**PROBLEM TO WORK ON:** In this exercise, print only the lines of the records below from the one with "Generate a web" through the one with "const gLeft = 94, gRight", inclusive. Pictures are not part of the copy.

[Dataset entries]
►

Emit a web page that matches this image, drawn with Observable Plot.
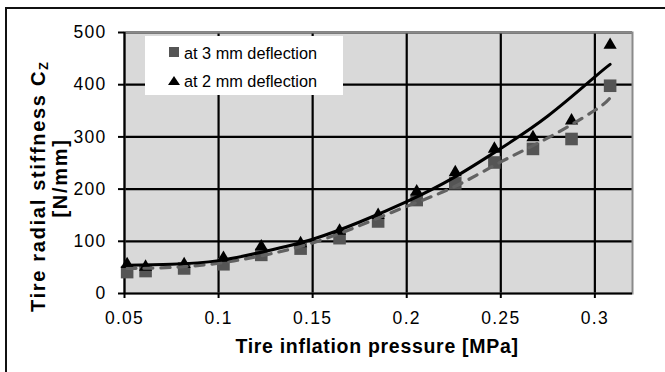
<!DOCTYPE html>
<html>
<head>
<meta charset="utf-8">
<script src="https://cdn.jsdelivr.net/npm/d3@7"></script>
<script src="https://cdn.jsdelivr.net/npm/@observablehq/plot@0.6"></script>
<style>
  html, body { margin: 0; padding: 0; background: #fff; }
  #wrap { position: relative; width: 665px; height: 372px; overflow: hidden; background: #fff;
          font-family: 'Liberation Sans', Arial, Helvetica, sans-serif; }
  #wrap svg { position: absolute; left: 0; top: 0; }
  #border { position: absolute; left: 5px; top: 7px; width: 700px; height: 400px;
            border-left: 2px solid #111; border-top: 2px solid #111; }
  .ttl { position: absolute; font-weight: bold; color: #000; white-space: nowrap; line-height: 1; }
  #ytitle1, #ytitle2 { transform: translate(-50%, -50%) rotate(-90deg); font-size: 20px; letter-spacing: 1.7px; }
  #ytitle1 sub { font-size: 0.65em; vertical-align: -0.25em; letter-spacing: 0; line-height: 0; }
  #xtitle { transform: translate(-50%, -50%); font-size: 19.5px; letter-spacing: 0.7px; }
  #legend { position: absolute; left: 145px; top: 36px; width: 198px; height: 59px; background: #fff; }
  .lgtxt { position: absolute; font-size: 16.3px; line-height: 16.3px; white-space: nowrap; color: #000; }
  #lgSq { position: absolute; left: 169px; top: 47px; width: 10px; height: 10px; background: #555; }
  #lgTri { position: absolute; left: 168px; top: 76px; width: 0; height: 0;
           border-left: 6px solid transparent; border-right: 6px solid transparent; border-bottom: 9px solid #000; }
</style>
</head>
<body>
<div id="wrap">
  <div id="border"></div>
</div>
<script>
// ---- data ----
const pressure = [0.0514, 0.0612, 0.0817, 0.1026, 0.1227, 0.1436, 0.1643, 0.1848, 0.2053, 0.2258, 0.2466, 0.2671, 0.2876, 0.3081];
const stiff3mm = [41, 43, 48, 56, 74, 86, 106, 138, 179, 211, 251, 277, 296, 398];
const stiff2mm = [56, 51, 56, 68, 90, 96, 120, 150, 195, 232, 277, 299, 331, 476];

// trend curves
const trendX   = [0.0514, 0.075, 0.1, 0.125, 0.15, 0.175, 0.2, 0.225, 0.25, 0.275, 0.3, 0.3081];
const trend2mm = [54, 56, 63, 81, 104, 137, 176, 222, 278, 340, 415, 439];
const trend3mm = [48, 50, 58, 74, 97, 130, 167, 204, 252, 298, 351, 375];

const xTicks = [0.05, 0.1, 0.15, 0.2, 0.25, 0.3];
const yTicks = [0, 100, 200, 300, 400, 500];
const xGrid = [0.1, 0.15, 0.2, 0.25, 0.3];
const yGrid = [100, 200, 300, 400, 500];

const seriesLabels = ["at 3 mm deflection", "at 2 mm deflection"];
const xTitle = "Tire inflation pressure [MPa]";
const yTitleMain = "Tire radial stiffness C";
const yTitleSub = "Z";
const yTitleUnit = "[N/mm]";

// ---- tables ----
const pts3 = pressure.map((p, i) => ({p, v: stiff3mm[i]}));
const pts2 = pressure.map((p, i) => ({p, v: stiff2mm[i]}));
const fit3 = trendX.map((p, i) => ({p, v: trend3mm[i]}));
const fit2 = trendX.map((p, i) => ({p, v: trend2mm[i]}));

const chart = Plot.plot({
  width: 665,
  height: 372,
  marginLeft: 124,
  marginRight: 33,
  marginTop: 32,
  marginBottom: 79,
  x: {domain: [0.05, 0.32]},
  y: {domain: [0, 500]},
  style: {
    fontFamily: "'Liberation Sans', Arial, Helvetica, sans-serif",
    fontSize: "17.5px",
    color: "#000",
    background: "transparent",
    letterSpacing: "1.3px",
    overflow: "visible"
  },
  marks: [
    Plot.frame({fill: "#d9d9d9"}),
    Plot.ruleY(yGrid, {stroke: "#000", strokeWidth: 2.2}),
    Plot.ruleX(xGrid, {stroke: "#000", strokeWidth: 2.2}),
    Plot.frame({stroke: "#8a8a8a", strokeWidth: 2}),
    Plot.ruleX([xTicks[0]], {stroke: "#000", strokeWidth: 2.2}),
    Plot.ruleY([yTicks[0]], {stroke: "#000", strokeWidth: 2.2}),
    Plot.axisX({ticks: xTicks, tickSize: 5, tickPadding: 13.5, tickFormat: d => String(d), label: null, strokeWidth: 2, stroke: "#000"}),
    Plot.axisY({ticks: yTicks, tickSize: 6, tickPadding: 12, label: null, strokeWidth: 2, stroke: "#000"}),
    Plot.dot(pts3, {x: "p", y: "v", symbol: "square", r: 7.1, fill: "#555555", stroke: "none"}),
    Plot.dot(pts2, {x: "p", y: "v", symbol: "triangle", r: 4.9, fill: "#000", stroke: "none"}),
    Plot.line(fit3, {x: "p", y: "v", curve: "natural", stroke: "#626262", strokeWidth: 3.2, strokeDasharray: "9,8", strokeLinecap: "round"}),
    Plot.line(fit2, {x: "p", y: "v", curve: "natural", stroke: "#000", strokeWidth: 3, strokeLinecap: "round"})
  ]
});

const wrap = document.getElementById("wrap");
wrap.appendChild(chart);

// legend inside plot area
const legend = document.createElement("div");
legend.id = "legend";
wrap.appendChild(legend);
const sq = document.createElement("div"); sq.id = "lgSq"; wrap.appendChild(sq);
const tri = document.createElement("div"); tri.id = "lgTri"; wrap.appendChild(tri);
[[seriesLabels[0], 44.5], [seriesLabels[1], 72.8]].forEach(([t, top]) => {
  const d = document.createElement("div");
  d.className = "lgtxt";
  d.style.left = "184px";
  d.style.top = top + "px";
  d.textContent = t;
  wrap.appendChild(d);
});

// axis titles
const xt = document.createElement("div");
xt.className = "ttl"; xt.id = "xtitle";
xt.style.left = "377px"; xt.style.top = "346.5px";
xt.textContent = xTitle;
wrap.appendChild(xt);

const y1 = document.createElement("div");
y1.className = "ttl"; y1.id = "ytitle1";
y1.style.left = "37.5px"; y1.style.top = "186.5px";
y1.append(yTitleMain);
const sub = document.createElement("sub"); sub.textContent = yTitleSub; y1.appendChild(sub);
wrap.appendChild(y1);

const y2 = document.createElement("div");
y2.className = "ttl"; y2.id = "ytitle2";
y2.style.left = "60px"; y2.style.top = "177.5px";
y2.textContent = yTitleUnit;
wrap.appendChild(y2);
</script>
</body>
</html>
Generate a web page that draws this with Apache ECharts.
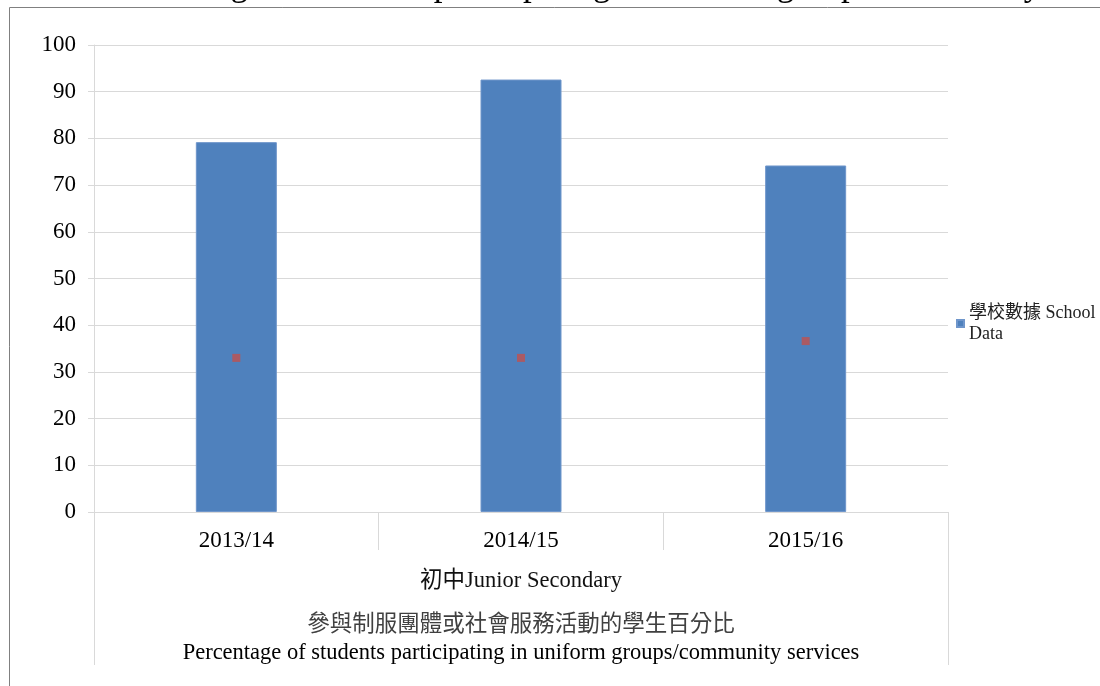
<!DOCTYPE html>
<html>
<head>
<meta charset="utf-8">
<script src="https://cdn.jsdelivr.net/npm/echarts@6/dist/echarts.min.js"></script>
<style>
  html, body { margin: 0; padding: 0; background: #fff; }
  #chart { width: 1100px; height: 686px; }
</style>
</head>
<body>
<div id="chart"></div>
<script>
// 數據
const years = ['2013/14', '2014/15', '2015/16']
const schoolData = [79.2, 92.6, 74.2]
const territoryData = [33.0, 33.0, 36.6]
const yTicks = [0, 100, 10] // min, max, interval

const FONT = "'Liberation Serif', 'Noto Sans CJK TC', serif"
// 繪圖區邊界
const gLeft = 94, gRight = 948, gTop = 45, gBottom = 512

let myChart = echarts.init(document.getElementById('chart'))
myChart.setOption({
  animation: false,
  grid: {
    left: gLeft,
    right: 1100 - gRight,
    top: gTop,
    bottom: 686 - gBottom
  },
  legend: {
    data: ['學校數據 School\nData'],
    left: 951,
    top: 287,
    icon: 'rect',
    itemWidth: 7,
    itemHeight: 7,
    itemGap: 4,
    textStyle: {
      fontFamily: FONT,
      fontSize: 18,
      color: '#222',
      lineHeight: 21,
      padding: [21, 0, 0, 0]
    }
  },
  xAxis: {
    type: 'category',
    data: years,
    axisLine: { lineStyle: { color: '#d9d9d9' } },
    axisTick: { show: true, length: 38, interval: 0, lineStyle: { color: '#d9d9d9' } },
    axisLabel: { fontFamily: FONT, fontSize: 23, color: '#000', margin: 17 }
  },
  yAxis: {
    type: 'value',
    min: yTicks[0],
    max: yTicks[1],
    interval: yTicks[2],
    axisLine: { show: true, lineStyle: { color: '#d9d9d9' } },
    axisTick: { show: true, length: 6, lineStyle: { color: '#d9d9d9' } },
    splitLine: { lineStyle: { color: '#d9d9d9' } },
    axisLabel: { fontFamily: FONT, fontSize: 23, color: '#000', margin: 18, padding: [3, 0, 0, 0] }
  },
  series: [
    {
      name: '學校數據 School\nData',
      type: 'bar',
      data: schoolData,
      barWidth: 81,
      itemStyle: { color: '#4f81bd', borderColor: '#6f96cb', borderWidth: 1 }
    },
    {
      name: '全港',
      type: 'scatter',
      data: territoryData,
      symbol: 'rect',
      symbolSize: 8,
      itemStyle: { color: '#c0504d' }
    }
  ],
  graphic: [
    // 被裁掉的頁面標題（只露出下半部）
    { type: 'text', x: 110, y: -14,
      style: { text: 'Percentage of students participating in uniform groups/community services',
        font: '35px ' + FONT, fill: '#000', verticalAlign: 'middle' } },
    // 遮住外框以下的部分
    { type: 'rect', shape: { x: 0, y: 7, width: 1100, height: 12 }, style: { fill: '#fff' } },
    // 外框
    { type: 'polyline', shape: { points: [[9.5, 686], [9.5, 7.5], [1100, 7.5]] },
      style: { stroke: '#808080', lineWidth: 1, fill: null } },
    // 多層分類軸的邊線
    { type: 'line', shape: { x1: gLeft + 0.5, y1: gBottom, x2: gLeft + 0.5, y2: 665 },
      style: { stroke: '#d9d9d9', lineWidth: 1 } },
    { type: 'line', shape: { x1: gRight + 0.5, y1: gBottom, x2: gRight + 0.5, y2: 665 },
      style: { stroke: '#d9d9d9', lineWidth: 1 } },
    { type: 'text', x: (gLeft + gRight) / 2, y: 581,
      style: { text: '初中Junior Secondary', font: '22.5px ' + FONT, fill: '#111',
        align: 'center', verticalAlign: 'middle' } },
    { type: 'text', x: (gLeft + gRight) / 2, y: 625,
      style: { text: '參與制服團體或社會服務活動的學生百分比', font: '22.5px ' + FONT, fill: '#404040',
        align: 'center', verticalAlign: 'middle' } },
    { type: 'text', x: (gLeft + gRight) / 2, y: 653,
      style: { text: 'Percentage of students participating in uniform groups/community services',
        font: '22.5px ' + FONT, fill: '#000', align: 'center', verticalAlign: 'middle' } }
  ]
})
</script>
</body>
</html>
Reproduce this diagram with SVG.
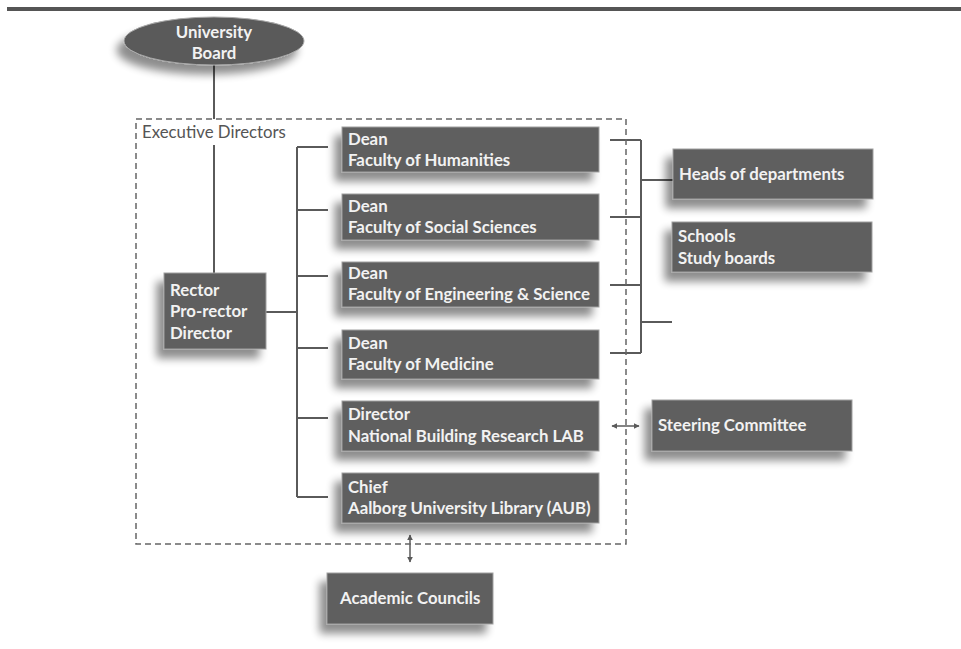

◄

**CORRECT ANSWER:**
Generate a web page that draws this with Apache ECharts.
<!DOCTYPE html>
<html>
<head>
<meta charset="utf-8">
<script src="https://cdn.jsdelivr.net/npm/echarts@6/dist/echarts.min.js"></script>
<style>
  html, body { margin: 0; padding: 0; background: #fff; }
  #chart { width: 1100px; height: 686px; }
</style>
</head>
<body>
<div id="chart"></div>
<script>
// 數據
const years = ['2013/14', '2014/15', '2015/16']
const schoolData = [79.2, 92.6, 74.2]
const territoryData = [33.0, 33.0, 36.6]
const yTicks = [0, 100, 10] // min, max, interval

const FONT = "'Liberation Serif', 'Noto Sans CJK TC', serif"
// 繪圖區邊界
const gLeft = 94, gRight = 948, gTop = 45, gBottom = 512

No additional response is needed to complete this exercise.